[start of SOURCE DATA]

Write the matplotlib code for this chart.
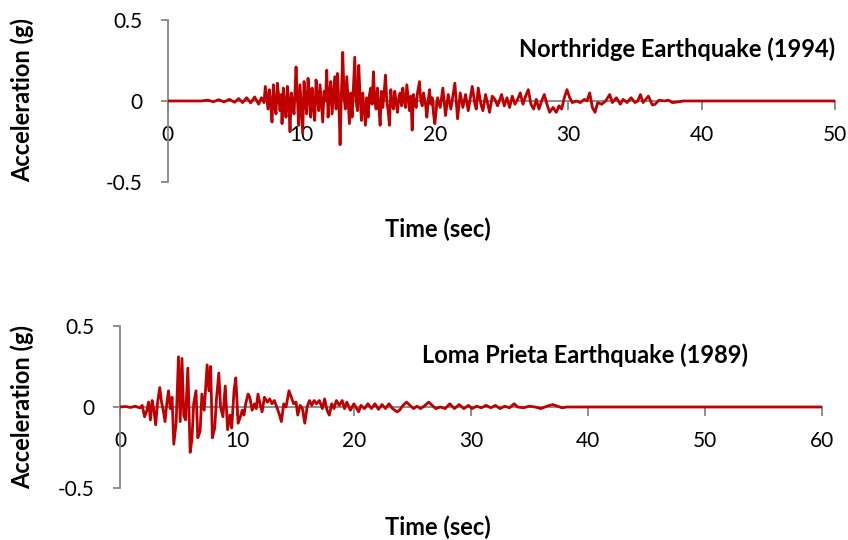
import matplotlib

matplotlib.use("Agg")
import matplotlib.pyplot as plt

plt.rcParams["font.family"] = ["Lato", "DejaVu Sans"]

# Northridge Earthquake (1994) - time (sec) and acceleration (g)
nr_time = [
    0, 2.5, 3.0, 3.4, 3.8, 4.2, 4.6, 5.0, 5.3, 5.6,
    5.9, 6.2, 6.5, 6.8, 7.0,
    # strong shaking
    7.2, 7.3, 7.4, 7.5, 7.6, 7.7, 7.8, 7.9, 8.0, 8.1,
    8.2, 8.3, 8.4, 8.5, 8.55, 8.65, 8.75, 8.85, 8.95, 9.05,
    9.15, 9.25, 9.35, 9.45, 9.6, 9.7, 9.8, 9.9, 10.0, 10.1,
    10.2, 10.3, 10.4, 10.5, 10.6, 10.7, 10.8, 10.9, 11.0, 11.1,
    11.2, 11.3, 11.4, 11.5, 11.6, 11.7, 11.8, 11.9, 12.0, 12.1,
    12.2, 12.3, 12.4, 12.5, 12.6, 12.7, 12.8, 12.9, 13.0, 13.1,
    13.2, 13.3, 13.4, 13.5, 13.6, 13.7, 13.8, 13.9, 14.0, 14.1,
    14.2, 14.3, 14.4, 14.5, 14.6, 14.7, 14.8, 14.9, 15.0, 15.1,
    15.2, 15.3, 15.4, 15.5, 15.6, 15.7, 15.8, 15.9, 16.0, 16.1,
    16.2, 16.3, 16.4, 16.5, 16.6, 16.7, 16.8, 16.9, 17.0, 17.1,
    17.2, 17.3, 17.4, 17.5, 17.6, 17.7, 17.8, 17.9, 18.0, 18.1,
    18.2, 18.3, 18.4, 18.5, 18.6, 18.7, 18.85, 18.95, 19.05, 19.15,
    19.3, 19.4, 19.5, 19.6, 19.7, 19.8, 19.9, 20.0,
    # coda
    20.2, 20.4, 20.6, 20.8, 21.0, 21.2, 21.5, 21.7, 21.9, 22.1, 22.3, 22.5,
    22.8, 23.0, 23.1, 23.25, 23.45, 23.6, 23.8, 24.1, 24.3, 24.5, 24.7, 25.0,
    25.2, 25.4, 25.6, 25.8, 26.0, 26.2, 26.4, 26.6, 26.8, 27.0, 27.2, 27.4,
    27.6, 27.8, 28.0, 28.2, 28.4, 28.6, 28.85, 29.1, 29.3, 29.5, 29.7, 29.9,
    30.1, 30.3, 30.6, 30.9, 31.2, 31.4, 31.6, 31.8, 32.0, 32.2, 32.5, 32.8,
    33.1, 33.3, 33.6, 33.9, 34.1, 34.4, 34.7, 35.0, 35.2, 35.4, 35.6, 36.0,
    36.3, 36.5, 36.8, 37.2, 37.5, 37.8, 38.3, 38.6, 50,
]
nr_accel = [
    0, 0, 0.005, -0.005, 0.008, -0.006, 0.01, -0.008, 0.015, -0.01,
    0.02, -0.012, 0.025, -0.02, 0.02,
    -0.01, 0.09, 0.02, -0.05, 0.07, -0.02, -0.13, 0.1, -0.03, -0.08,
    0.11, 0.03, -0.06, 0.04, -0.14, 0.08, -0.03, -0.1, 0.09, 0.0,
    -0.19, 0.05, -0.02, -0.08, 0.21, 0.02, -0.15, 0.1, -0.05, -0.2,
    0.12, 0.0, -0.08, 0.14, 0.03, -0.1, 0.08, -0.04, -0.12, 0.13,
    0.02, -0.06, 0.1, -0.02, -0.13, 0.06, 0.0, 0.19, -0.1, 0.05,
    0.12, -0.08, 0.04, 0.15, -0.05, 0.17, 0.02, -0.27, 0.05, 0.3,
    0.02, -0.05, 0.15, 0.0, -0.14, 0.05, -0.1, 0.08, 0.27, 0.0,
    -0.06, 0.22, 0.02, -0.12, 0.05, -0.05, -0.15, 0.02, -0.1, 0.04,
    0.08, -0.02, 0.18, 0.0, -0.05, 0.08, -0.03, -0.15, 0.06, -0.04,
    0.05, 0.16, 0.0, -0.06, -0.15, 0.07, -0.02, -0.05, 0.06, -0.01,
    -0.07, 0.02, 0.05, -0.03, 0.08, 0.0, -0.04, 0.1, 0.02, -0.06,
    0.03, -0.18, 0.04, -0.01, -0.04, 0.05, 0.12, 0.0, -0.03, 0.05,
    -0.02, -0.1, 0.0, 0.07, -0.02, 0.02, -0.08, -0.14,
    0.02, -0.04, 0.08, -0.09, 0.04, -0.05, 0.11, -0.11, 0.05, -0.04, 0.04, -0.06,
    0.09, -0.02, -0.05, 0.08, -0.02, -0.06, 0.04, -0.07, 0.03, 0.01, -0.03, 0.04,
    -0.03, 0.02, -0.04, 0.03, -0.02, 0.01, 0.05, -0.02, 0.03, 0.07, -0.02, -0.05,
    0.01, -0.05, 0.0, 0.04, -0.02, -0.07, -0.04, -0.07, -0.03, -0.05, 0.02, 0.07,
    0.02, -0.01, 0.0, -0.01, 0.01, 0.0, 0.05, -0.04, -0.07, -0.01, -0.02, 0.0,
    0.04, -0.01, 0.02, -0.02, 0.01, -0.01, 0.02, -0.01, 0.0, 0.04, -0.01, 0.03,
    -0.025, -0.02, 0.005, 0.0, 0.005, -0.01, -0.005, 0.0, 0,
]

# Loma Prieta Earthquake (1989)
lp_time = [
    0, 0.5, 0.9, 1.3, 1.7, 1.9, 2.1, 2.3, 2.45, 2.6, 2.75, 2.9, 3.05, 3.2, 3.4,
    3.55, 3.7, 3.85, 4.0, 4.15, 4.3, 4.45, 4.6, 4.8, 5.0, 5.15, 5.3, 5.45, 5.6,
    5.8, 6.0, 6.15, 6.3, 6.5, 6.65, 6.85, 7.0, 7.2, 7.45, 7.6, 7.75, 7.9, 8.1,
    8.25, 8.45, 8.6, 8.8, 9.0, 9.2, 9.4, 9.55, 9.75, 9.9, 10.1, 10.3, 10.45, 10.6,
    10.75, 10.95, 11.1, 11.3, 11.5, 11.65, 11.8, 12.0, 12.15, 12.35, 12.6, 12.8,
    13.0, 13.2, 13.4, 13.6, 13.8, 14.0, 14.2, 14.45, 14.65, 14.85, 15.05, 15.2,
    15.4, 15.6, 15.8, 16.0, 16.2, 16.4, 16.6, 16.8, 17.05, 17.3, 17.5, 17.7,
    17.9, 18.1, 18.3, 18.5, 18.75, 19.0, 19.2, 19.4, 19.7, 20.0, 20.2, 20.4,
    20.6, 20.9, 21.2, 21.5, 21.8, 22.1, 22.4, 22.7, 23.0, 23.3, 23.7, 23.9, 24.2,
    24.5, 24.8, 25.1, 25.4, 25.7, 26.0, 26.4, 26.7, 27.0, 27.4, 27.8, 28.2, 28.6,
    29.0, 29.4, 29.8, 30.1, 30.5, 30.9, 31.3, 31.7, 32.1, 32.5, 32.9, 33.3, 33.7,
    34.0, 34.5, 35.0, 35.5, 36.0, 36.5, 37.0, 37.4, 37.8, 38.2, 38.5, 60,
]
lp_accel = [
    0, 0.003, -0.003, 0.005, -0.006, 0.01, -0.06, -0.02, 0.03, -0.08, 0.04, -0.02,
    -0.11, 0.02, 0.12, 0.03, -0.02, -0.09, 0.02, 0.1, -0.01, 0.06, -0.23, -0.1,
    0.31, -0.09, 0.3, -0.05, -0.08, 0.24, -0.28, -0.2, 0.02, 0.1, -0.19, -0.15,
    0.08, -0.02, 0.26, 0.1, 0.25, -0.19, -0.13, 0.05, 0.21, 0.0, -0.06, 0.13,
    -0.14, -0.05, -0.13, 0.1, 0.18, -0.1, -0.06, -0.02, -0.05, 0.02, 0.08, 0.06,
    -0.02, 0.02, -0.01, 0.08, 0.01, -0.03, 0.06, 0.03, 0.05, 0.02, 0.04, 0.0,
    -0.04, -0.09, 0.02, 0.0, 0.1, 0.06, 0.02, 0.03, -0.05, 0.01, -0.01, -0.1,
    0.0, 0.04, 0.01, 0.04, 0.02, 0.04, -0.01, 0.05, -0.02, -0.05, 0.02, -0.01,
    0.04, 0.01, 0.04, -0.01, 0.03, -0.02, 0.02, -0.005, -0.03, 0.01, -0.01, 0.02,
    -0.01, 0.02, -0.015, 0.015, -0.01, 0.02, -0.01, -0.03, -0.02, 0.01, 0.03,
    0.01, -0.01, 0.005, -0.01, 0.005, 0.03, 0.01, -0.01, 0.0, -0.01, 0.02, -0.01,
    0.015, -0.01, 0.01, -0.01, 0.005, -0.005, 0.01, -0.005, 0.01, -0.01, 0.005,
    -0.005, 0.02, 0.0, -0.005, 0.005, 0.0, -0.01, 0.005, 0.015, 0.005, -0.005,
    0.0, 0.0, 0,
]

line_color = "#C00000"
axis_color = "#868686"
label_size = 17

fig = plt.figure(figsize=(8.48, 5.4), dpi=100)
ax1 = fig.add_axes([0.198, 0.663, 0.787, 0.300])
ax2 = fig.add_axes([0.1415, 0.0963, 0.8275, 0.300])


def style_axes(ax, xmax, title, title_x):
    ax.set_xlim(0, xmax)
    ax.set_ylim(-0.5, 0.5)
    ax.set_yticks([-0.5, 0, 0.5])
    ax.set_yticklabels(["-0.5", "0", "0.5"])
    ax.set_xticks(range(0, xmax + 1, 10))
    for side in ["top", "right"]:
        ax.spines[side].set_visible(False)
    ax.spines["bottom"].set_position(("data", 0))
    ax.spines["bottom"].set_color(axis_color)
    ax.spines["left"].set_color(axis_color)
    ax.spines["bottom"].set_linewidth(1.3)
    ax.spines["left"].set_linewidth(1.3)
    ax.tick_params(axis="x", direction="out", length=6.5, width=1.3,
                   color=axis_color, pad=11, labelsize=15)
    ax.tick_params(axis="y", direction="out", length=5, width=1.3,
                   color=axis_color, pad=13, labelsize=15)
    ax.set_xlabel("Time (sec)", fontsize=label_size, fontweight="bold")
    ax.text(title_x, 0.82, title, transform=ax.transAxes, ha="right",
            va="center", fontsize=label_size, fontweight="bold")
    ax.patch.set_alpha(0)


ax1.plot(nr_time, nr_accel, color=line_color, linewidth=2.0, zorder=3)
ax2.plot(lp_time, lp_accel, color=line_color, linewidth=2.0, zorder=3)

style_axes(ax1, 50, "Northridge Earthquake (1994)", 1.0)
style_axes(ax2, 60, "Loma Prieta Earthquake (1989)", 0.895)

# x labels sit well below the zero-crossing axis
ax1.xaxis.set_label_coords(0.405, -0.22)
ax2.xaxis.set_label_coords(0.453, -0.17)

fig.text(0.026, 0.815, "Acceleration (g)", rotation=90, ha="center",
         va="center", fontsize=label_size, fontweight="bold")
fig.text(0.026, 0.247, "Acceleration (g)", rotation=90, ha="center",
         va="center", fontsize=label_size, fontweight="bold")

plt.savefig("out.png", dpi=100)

[end of SOURCE DATA]

Exactly how many lines in the data above contain the word "chart"? Respond with the number and nothing more.

ANSWER: 1